I’m suddenly so filled with compassion for the both of us, the children we used to be, the people we are now. I think I’m not big enough to hold it all inside of me, to carry it even one step more. I feel grief for the ones we aren’t anymore, grief that I couldn’t love you in the way you wanted me to; that you wouldn’t let me love you in the way I could. I look at you and remember, long ago, you telling me that “love” is such a troublesome word in English: a catch-all, throw-away word that debases the thing it tries to exalt. And I think, You were so right.
About the problem with love, that is.
~
There’s one moment I’ll keep near me, long after this night is over. It happens as the three of us wander through Bryggen, right before my husband leaves us to our walk. You talk to each other, each of you walking a little in front of me. The sun is still so high despite the late hour; people are moving past the two of you as they walk through the alley, reminding me of water parting for the bow of a ship. I observe this and as I do, I suddenly understand how improbable all this is—from you and I meeting as teenagers in Indiana to this reunion in Norway decades later. Thirty-five hundred miles, most of it ocean, separates my home from yours, another thousand from my street in New York to the street we lived on together. Inside I feel every inch of that distance, every minute of every intervening year, that it took for me to arrive at this moment, now. Like watching the tide recede around three separate islands, revealing an intricate network of shipwrecks and detritus on the ocean floor that links them together. But the islands themselves are us: my husband, you, and me. Every single thing that had to happen in precisely the right order at the exact time—from the nearly unfathomable odds against the three of us being born, when and where we were, and into each of our families. You and I, born into different cultures on different continents, meeting because you wanted to come to America and were randomly assigned to the family two doors down. The randomness of my family being there—we had lived there less than a year. The fact that we became friends at all—how much I disliked you at first, how weird and disturbing I found you—is its own minor miracle.
For our friendship to have lasted after you returned here—without internet, without video, without anything but what that first year had provided—this moment we are experiencing now, all three of us, is only possible because of this delicate chain of events, perfectly executed from the beginning of time until the moment right before the one we are living in. How all moments, every moment, has had just as much intricacy in its formation as this one.
Understanding the magnitude of this—the beauty—almost staggers me.

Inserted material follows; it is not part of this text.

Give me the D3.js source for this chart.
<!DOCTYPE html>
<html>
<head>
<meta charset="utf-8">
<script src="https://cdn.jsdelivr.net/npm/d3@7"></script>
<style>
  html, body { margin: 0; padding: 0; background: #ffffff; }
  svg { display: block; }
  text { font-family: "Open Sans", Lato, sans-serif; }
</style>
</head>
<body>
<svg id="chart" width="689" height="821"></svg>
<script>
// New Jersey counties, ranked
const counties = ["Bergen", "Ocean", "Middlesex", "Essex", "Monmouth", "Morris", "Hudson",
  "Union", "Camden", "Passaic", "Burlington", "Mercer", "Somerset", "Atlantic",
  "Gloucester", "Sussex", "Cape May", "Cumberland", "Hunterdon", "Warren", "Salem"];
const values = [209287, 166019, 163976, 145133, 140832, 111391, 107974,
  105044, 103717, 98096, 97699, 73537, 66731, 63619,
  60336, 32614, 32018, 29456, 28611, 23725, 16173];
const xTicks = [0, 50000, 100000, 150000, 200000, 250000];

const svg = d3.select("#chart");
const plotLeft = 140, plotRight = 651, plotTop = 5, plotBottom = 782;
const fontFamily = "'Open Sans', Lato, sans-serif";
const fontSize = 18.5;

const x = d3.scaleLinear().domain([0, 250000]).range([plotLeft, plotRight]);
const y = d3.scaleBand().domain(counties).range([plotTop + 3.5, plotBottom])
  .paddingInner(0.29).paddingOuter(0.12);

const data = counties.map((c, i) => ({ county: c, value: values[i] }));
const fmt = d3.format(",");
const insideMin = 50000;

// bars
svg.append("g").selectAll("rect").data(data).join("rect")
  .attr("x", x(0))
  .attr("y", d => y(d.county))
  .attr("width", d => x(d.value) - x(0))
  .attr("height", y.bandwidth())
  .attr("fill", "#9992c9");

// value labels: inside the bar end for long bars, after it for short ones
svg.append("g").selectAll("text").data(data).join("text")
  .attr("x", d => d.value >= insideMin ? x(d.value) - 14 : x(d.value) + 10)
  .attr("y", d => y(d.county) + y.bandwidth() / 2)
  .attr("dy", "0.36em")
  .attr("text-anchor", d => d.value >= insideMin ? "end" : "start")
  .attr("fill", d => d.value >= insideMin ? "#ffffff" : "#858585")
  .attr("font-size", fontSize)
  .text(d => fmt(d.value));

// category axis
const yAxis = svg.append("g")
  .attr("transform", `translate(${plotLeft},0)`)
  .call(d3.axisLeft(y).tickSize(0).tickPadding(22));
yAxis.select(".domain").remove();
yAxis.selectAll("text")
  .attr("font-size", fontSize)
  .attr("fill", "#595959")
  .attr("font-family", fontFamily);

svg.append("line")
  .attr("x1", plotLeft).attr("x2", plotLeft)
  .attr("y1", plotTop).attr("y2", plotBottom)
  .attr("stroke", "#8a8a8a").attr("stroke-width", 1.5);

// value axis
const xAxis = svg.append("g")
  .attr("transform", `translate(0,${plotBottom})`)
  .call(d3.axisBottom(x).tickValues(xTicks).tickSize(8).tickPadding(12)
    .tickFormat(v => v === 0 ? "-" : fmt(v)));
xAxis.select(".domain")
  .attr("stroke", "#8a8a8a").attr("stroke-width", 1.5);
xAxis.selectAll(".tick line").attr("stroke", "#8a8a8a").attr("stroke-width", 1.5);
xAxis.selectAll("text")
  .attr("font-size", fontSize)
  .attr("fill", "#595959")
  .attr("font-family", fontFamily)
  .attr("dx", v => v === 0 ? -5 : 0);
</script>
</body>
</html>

I look at the two of you—you two men with your identical names—the one of you who loved me at fifteen, and by loving me shaped me into the person the other would come to know and love decades later, interacting with each other and laughing together and then suddenly you’re both looking at me. I realize I’ve stopped walking. “Are you okay?” one of you asks, and I can’t tell which. It might even be me that asks, because I understand there really is no difference. I have this strange sensation, like the edges of my life are folding together, the beginning and the end about to crash in on each other. I wonder, if the two of you touch, will you cancel each other out, like matter colliding with antimatter? Will there be a bright flash of light and two man-shaped holes in the universe?
As I’m thinking this, I realize that I really am going to die—that this moment is temporary and I’m temporary within it. The two of you will live, for a short while longer, before you’re both gone too—and though you’ll never see one another again, will never speak or think of each other, you’ll be linked through me. Even my absence will be a presence that binds you. This complete interconnectivity is a revelation: I sense it everywhere, coming from you, my husband, the people walking past us, from me. It’s like electricity, like gravity, like the force that binds atoms together, but it is living: I am humming with it.